*What to work on:* Report the total number of lines that include the string "Output", without any other text.

++++

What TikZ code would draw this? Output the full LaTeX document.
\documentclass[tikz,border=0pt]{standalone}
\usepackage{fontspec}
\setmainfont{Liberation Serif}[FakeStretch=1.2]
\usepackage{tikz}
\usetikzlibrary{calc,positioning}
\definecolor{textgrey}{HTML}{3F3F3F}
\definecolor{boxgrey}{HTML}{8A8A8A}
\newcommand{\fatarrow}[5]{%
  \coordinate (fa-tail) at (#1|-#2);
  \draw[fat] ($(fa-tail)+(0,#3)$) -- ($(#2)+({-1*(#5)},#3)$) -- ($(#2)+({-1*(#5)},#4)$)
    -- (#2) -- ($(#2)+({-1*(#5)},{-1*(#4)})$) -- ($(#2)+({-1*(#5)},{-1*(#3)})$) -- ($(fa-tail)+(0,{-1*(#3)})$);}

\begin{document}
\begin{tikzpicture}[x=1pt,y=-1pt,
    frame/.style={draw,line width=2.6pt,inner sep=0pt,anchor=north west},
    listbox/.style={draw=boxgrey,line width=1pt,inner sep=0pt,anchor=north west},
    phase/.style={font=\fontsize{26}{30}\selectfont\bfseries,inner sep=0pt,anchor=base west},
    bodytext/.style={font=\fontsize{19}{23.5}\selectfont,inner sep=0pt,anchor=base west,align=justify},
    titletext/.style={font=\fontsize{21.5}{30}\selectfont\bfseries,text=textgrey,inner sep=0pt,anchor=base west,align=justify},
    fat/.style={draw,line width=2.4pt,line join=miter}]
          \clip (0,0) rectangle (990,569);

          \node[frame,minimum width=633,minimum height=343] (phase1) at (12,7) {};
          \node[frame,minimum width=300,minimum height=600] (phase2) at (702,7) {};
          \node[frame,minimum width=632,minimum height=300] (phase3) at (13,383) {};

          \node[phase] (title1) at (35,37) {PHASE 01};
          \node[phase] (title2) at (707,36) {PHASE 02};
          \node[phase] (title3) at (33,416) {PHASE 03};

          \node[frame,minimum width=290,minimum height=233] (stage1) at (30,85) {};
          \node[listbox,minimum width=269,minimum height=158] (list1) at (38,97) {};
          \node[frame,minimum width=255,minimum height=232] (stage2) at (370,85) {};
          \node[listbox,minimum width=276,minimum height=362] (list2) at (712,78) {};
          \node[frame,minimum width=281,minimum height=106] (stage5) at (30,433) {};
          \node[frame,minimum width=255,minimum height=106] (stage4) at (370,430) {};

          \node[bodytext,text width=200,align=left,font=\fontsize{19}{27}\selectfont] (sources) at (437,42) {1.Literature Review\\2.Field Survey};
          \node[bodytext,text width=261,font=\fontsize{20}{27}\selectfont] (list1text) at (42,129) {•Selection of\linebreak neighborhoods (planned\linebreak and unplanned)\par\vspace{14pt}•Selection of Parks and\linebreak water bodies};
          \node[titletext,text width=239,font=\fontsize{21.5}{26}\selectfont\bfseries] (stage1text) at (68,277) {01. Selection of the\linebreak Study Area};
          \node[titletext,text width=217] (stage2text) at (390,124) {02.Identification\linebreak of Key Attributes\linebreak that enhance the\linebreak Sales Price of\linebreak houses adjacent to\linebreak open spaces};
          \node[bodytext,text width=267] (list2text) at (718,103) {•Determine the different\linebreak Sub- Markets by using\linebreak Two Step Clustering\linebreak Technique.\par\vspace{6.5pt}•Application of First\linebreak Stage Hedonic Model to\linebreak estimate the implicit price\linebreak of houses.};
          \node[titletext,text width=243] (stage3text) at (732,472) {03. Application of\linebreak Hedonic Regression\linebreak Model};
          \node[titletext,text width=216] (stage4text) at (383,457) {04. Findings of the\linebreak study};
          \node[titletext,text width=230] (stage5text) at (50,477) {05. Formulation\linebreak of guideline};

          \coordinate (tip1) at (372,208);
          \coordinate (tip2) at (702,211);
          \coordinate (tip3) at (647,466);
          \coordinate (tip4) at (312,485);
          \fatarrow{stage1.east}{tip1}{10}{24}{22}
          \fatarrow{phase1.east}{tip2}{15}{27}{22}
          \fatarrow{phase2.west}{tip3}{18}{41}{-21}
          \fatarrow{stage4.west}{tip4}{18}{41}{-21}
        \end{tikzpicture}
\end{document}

++++

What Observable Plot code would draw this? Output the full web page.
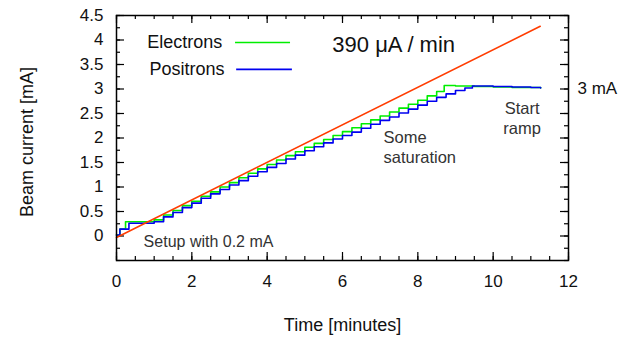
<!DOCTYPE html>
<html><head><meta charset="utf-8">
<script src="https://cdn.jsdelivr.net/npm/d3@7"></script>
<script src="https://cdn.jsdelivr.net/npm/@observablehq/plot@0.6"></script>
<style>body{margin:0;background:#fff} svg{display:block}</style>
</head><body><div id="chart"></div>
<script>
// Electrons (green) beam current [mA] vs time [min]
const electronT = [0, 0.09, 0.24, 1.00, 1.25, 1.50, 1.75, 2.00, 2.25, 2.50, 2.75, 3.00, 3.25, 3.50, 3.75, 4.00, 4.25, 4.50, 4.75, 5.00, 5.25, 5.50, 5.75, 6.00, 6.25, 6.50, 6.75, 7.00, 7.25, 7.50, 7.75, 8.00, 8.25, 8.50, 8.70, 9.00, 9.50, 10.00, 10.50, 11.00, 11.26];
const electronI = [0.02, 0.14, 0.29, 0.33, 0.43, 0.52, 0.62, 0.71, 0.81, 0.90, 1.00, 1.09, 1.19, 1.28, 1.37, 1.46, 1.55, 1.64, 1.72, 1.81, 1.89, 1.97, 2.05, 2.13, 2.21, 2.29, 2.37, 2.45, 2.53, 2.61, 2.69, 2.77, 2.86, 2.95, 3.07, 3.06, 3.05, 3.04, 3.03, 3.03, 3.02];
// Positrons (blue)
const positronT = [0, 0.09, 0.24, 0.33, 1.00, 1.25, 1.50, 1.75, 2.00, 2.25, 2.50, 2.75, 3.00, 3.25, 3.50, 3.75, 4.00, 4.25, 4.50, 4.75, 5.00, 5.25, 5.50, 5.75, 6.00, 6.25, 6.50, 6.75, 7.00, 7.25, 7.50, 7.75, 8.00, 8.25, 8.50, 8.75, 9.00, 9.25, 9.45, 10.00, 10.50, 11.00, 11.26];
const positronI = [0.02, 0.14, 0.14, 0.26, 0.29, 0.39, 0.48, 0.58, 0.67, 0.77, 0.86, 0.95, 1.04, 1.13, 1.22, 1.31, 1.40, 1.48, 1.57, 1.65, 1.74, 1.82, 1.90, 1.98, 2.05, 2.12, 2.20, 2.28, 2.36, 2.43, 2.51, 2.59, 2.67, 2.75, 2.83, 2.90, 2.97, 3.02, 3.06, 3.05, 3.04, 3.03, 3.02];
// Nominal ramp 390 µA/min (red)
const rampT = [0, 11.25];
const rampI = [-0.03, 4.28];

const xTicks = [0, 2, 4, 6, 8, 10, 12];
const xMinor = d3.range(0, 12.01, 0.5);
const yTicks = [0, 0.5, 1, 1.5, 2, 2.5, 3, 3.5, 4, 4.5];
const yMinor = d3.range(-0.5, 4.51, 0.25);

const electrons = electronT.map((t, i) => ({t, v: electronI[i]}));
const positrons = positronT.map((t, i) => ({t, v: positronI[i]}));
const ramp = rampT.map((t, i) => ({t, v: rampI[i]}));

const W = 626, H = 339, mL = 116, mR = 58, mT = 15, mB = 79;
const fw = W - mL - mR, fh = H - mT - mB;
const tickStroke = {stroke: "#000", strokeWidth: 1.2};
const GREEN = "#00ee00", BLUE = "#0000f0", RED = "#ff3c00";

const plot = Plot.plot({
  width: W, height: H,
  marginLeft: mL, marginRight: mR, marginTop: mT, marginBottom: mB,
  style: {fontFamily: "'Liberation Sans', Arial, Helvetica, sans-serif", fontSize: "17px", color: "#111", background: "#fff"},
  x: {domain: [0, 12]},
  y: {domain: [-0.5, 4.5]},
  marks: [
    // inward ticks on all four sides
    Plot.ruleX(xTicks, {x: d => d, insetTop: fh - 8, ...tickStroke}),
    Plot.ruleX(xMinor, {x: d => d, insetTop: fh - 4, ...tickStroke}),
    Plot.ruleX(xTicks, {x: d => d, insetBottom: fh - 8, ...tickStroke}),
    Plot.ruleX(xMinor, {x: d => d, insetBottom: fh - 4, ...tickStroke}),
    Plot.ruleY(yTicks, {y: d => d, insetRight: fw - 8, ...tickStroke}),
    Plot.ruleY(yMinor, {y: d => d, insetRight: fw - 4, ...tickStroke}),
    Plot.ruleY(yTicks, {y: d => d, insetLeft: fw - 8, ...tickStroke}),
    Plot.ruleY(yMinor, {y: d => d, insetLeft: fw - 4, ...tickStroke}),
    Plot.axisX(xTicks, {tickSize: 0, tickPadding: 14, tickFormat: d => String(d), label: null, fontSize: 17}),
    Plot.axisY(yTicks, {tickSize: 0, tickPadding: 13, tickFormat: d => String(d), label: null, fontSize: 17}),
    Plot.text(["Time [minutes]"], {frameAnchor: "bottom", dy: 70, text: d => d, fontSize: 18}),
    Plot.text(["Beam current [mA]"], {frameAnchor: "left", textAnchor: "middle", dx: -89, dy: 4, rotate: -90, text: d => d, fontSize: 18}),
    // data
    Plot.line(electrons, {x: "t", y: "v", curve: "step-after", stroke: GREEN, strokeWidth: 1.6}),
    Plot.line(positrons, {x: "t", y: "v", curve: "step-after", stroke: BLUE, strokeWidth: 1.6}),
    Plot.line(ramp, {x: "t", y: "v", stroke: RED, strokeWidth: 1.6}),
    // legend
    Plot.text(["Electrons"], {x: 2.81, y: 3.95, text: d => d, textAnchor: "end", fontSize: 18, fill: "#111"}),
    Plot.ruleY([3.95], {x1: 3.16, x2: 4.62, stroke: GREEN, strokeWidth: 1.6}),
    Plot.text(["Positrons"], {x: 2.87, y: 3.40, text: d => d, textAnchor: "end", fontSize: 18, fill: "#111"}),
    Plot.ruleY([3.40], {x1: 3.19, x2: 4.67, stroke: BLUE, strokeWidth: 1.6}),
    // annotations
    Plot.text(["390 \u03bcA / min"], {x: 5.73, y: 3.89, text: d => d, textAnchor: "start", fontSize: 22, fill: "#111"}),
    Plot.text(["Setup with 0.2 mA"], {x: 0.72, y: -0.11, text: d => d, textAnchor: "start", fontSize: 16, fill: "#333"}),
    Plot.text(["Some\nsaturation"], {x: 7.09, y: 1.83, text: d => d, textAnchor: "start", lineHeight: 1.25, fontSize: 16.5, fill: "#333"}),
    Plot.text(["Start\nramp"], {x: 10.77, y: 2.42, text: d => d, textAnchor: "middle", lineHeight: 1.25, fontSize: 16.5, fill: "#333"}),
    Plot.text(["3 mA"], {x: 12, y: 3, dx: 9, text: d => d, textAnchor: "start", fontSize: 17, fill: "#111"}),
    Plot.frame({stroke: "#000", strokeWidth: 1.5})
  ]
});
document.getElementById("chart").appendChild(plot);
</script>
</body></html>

++++

*The completed task:* 2